Berbagai penelitian dari tahun 1986 sampai 2000 yang melibatkan lebih dari 800 kasus gigitan anjing rabies yang segera mendapat VAR dan SAR menunjukkan angka survival 100 %. Data dari India yang dikumpulkan dari 22 rumah sakit di 18 negara bagian selama tahun 1992 - 2002 (> 9000 kasus rabies), menunjukkan hanya 20,9 % pasien mendapat VAR dan hanya 1,3 % mendapat SAR, 40,5 % pasien tidak mendapatkan terapi sama sekali; hanya 55,8 % pasien yang sempat dirawat di rumah sakit dan 50,6 % pasien dilaporkan meninggal di rumah. Data Dinas Kesehatan Provinsi Kalimantan Timur selama tahun 2001 - 2006 menunjukkan 1.617 kasus gigitan anjing yang dilaporkan dan 855 (52,9 %) pasien mendapat VAR.
PENCEGAHAN
Diperlukan kontrol terhadap hewan pengidap rabies dan anjing liar, vaksinasi hewan peliharaan yang berpotensi terkena rabies, vaksinasi profilaksis (pre-exposure immunization) pada individu berisiko tinggi terpapar virus rabies seperti dokter hewan, pekerja di kebun binatang, petugas karantina hewan, penangkap binatang, petugas laboratorium penelitian yang bekerja dengan virus rabies dan wisatawan ke daerah endemis rabies seperti Meksiko, Thailand, Filipina, India, Sri Lanka.
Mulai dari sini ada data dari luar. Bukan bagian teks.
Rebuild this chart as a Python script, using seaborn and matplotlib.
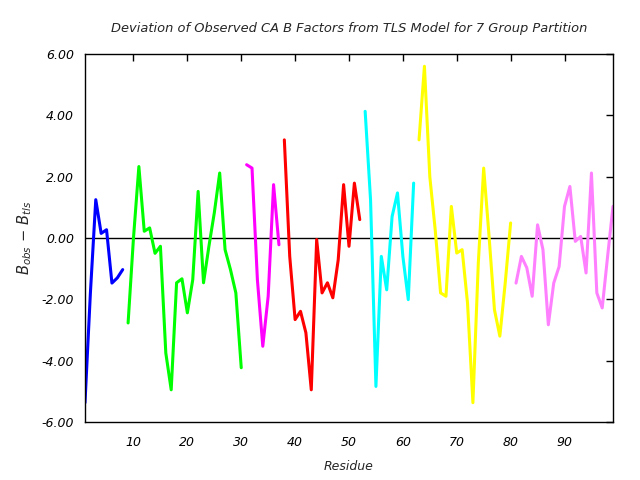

Beberapa penelitian menunjukkan risiko rabies karena gigitan anjing di daerah endemis 1- 3,6 : 1000 wisatawan/ bulan. Vaksinasi profilaksis diberikan secara intramuskuler (0,5 ml) pada hari 0, 7 dan 28 lalu booster setelah 1 tahun dan tiap 5 tahun.
Dosis VAR pada anak sama dengan orang dewasa. Pada wanita hamil dan menyusui sebaiknya vaksinasi profilaksis ditunda. Efektifitas vaksin dilaporkan mencapai 100 %. Selain itu yang tidak kalah pentingnya adalah pencucian luka secara benar dan pemberian segera VAR dan SAR pada pasien yang mengalami gigitan hewan pengidap rabies karena bila virus sudah mencapai sistem saraf kematian mencapai 100 %.